(Problem details) Print the material below exactly as it stands, please, from its first line to the line holding "(456,401) -- (foottick);", with no pictures.

(Material)
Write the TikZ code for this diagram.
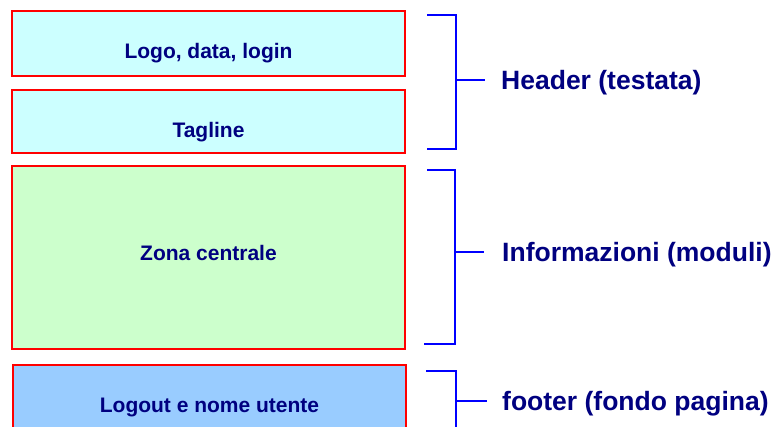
\documentclass[tikz,border=0pt]{standalone}
\usepackage{fontspec}
\setmainfont{Liberation Sans}
\usetikzlibrary{calc, positioning}
\definecolor{navy}{RGB}{0,0,128}
\definecolor{headfill}{RGB}{204,255,255}
\definecolor{mainfill}{RGB}{204,255,204}
\definecolor{footfill}{RGB}{153,204,255}
\definecolor{bracketblue}{RGB}{0,0,255}

\begin{document}
\begin{tikzpicture}[x=1pt, y=-1pt]

% TikZ styles
\tikzset{
  zone/.style={rectangle, draw=red, line width=1.5pt, inner sep=0pt, minimum width=393pt},
  zonetext/.style={text=navy, inner sep=0pt, font=\fontsize{21}{25}\selectfont\bfseries},
  bracket/.style={draw=bracketblue, line width=1.5pt},
  tag/.style={text=navy, inner sep=0pt, yshift=-2.5pt, font=\fontsize{26.5}{31}\selectfont\bfseries}
}

\clip (0,0) rectangle (781,427);

%==========================
% Zone della pagina
%==========================
\node[zone, fill=headfill, minimum height=65pt] (logo) at (208.5,43.5) {};
\node[zone, fill=headfill, minimum height=63pt] (tagline) at (208.5,121.5) {};
\node[zone, fill=mainfill, minimum height=183pt] (centrale) at (208.5,257.5) {};
\node[zone, fill=footfill, minimum height=80pt] (logout) at (209.5,405) {};

\node[zonetext] (logotext) at ($(logo.center)+(0,10)$) {Logo, data, login};
\node[zonetext] (taglinetext) at ($(tagline.center)+(0,10.5)$) {Tagline};
\node[zonetext] (centraletext) at ($(centrale.center)+(0,-5)$) {Zona centrale};
\node[zonetext] (logouttext) at ($(logout.center)+(0,2)$) {Logout e nome utente};

%==========================
% Parentesi a destra
%==========================
\coordinate (headtick) at (485,80);
\coordinate (infotick) at (484,252);
\coordinate (foottick) at (487,401);

\draw[bracket] (427,15) -- (456,15) -- (456,149) -- (427,149);
\draw[bracket] (456,80) -- (headtick);

\draw[bracket] (427,170) -- (455,170) -- (455,344) -- (424,344);
\draw[bracket] (455,252) -- (infotick);

\draw[bracket] (426,371) -- (456,371) -- (456,440);
\draw[bracket] (456,401) -- (foottick);

\node[tag, right=16pt of headtick, anchor=west] (header) {Header (testata)};
\node[tag, right=18pt of infotick, anchor=west] (info) {Informazioni (moduli)};
\node[tag, right=15pt of foottick, anchor=west] (footer) {footer (fondo pagina)};
\end{tikzpicture}
\end{document}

(Full output)
Write the TikZ code for this diagram.
\documentclass[tikz,border=0pt]{standalone}
\usepackage{fontspec}
\setmainfont{Liberation Sans}
\usetikzlibrary{calc, positioning}
\definecolor{navy}{RGB}{0,0,128}
\definecolor{headfill}{RGB}{204,255,255}
\definecolor{mainfill}{RGB}{204,255,204}
\definecolor{footfill}{RGB}{153,204,255}
\definecolor{bracketblue}{RGB}{0,0,255}

\begin{document}
\begin{tikzpicture}[x=1pt, y=-1pt]

% TikZ styles
\tikzset{
  zone/.style={rectangle, draw=red, line width=1.5pt, inner sep=0pt, minimum width=393pt},
  zonetext/.style={text=navy, inner sep=0pt, font=\fontsize{21}{25}\selectfont\bfseries},
  bracket/.style={draw=bracketblue, line width=1.5pt},
  tag/.style={text=navy, inner sep=0pt, yshift=-2.5pt, font=\fontsize{26.5}{31}\selectfont\bfseries}
}

\clip (0,0) rectangle (781,427);

%==========================
% Zone della pagina
%==========================
\node[zone, fill=headfill, minimum height=65pt] (logo) at (208.5,43.5) {};
\node[zone, fill=headfill, minimum height=63pt] (tagline) at (208.5,121.5) {};
\node[zone, fill=mainfill, minimum height=183pt] (centrale) at (208.5,257.5) {};
\node[zone, fill=footfill, minimum height=80pt] (logout) at (209.5,405) {};

\node[zonetext] (logotext) at ($(logo.center)+(0,10)$) {Logo, data, login};
\node[zonetext] (taglinetext) at ($(tagline.center)+(0,10.5)$) {Tagline};
\node[zonetext] (centraletext) at ($(centrale.center)+(0,-5)$) {Zona centrale};
\node[zonetext] (logouttext) at ($(logout.center)+(0,2)$) {Logout e nome utente};

%==========================
% Parentesi a destra
%==========================
\coordinate (headtick) at (485,80);
\coordinate (infotick) at (484,252);
\coordinate (foottick) at (487,401);

\draw[bracket] (427,15) -- (456,15) -- (456,149) -- (427,149);
\draw[bracket] (456,80) -- (headtick);

\draw[bracket] (427,170) -- (455,170) -- (455,344) -- (424,344);
\draw[bracket] (455,252) -- (infotick);

\draw[bracket] (426,371) -- (456,371) -- (456,440);
\draw[bracket] (456,401) -- (foottick);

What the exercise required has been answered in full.